Daniel Baxzum halbherzigen stopp Der Abschiebung nach Afghanistan: Die Macht der Gewöhnung
Zuerst die gute Nachricht: Mehrere Bundesländer wollen sich nicht an der Abschiebung abgelehnter Asylbewerber nach Afghanistan beteiligen, die das Bundesinnenministerium verlangt. Die schlechte Nachricht findet sich im Kleingedruckten: Für Straftäter und sogenannte Gefährder soll keine Ausnahme gemacht werden. Anders gesagt: Sie sollen weiterhin nach Afghanistan abgeschoben werden.

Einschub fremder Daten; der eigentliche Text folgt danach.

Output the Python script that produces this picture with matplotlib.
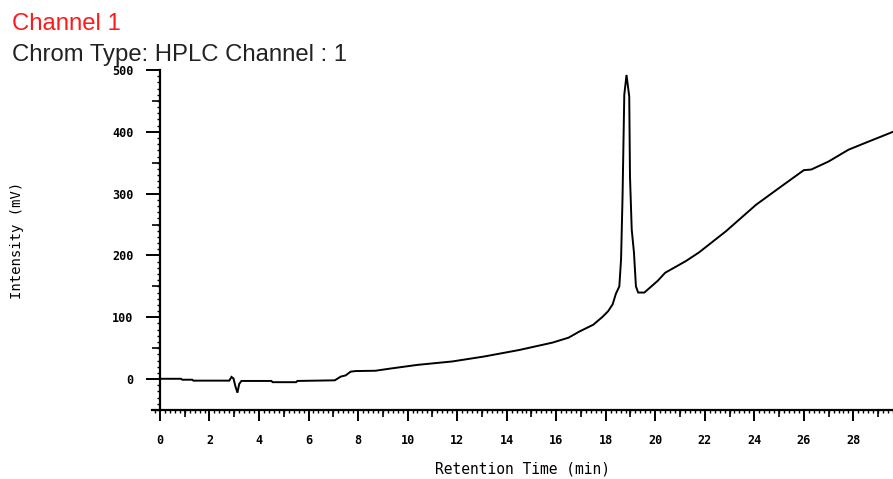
import matplotlib
matplotlib.use("Agg")
import matplotlib.pyplot as plt
from matplotlib.ticker import MultipleLocator
from matplotlib.markers import TICKLEFT, TICKDOWN

# Chromatogram trace: retention time (min) and detector intensity (mV)
time_min = [0.0, 0.85, 0.9, 1.3, 1.35, 2.8, 2.89, 2.97, 3.05, 3.13, 3.2, 3.29,
            4.5, 4.55, 5.5, 5.55, 7.06, 7.3, 7.5, 7.7, 7.9, 8.7, 9.3, 10.4,
            11.8, 13.1, 14.5, 15.85, 16.5, 16.94, 17.5, 17.88, 18.1, 18.28, 18.41,
            18.55, 18.62, 18.68, 18.75, 18.84, 18.95, 18.98, 19.05, 19.14, 19.22,
            19.31, 19.56, 20.1, 20.4, 21.24, 21.77, 22.85, 24.07, 25.1, 26.0,
            26.3, 27.0, 27.8, 28.6, 29.6]
intensity_mv = [0.5, 0.5, -1.0, -1.0, -2.5, -2.5, 3.5, 1.0, -12.0, -22.0, -8.0, -3.0,
                -3.0, -5.0, -5.0, -3.0, -2.0, 4.0, 6.0, 12.0, 13.0, 13.5, 17.0, 23.0,
                28.5, 36.6, 47.0, 59.0, 67.0, 77.0, 88.0, 101.0, 110.0, 121.0, 138.0,
                150.0, 194.0, 296.0, 460.0, 492.0, 457.0, 328.0, 242.0, 205.0, 150.0,
                140.0, 140.0, 159.0, 172.0, 191.0, 205.0, 239.0, 282.0, 312.0, 338.0,
                339.0, 352.0, 371.0, 384.0, 400.0]

x_major = list(range(0, 30, 2))
x_medium = list(range(1, 30, 2))
y_major = [0, 100, 200, 300, 400, 500]
y_medium = [50, 150, 250, 350, 450]

fig = plt.figure(figsize=(8.93, 4.79), dpi=100, facecolor="white")
ax = fig.add_axes([152 / 893, 1 - 410 / 479, 1 - 152 / 893, 340 / 479])

ax.plot(time_min, intensity_mv, color="black", lw=1.4, solid_joinstyle="miter")

ax.set_xlim(-0.32, 29.6)
ax.set_ylim(-50, 500)

for side in ("top", "right"):
    ax.spines[side].set_visible(False)
ax.spines["left"].set_position(("data", 0))
ax.spines["left"].set_linewidth(1.6)
ax.spines["bottom"].set_linewidth(1.6)

ax.set_xticks(x_major)
ax.set_xticklabels([str(v) for v in x_major])
ax.xaxis.set_minor_locator(MultipleLocator(0.2))
ax.set_yticks(y_major)
ax.set_yticklabels([str(v) for v in y_major])
ax.yaxis.set_minor_locator(MultipleLocator(10))

for lab in ax.get_xticklabels() + ax.get_yticklabels():
    lab.set_fontfamily("DejaVu Sans Mono")
    lab.set_fontweight("bold")
    lab.set_fontsize(8.5)

ax.tick_params(axis="x", which="major", direction="out", length=8, width=1.4, pad=9)
ax.tick_params(axis="x", which="minor", direction="out", length=2.5, width=1.0)
ax.tick_params(axis="y", which="major", direction="out", length=10, width=1.4, pad=9)
ax.tick_params(axis="y", which="minor", direction="out", length=2.5, width=1.0)

# medium ticks at odd minutes and at the half-hundreds of mV
ax.plot(x_medium, [-50] * len(x_medium), linestyle="none", marker=TICKDOWN,
        markersize=5, markeredgewidth=1.2, color="black", clip_on=False)
ax.plot([0] * len(y_medium), y_medium, linestyle="none", marker=TICKLEFT,
        markersize=6, markeredgewidth=1.2, color="black", clip_on=False)

ax.set_xlabel("Retention Time (min)", family="DejaVu Sans Mono", size=10.5)
ax.xaxis.set_label_coords(0.5, (410 - 469) / 340)
ax.xaxis.label.set_verticalalignment("center")
ax.yaxis.set_label_coords((17 - 152) / (893 - 152), 0.5)
ax.set_ylabel("Intensity (mV)", family="DejaVu Sans Mono", size=10)
ax.yaxis.label.set_verticalalignment("center")

fig.text(12 / 893, 1 - 24 / 479, "Channel 1", color="#ff1a1a",
         family="Liberation Sans", size=17.2, va="center", ha="left")
fig.text(12 / 893, 1 - 55 / 479, "Chrom Type: HPLC Channel : 1", color="#222222",
         family="Liberation Sans", size=17.2, va="center", ha="left")

fig.savefig("out.png", dpi=100, facecolor="white")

Es fällt schwer, diese Haltung der meist von SPD und Grünen regierten Länder jetzt als humanitäre Großtat zu feiern. Denn ist Afghanistan für Straftäter etwa sicherer als für andere? Nein. Der Bürgerkrieg ist im vergangenen Jahr in Afghanistan wieder eskaliert, die Zahl ziviler Opfer hat 2016 einen neuen Höchststand erreicht, auch viele Kinder sind unter den Opfern. Und welchen Sinn hat es, mutmaßliche „Gefährder“ in solch ein von Gewalt zerrissenes Land zurückzuschicken? Ist man etwa beruhigt, wenn sie anderswo Schaden anrichten? Diese Haltung ist schlichtweg zynisch.
Zur Erinnerung: Abschiebungen nach Afghanistan waren vor zwei Jahren noch undenkbar. Doch seit die Bundesregierung ein entsprechendes Abkommen mit Afghanistan abgeschlossen und kurz vor Weihnachten damit begonnen hat, kleine Gruppen von Afghanen in das Bürgerkriegsland auszufliegen, hat man sich an den Gedanken gewöhnt.
Der nächste Schritt werden wohl Abschiebungen nach Libyen sein. Dort will die EU jetzt Sammellager für Flüchtlinge errichten, die von der Küstenwache zurückgeschickt werden, und SPD-Fraktionschef Thomas Oppermann signalisiert bereits Zustimmung. Dabei ist das Land seit dem Sturz des Diktators Muammar Gaddafi 2011 im Chaos versunken. Für militärische Interventionen dieser Art war Geld da, zur Abwehr von Flüchtlingen sprudelt es auch. Nur für humanitäre Aufnahmeprogramme reicht es nicht aus, und im Wahlkampfjahr möchte sich auch niemand dafür starkmachen. Es ist ein Trauerspiel.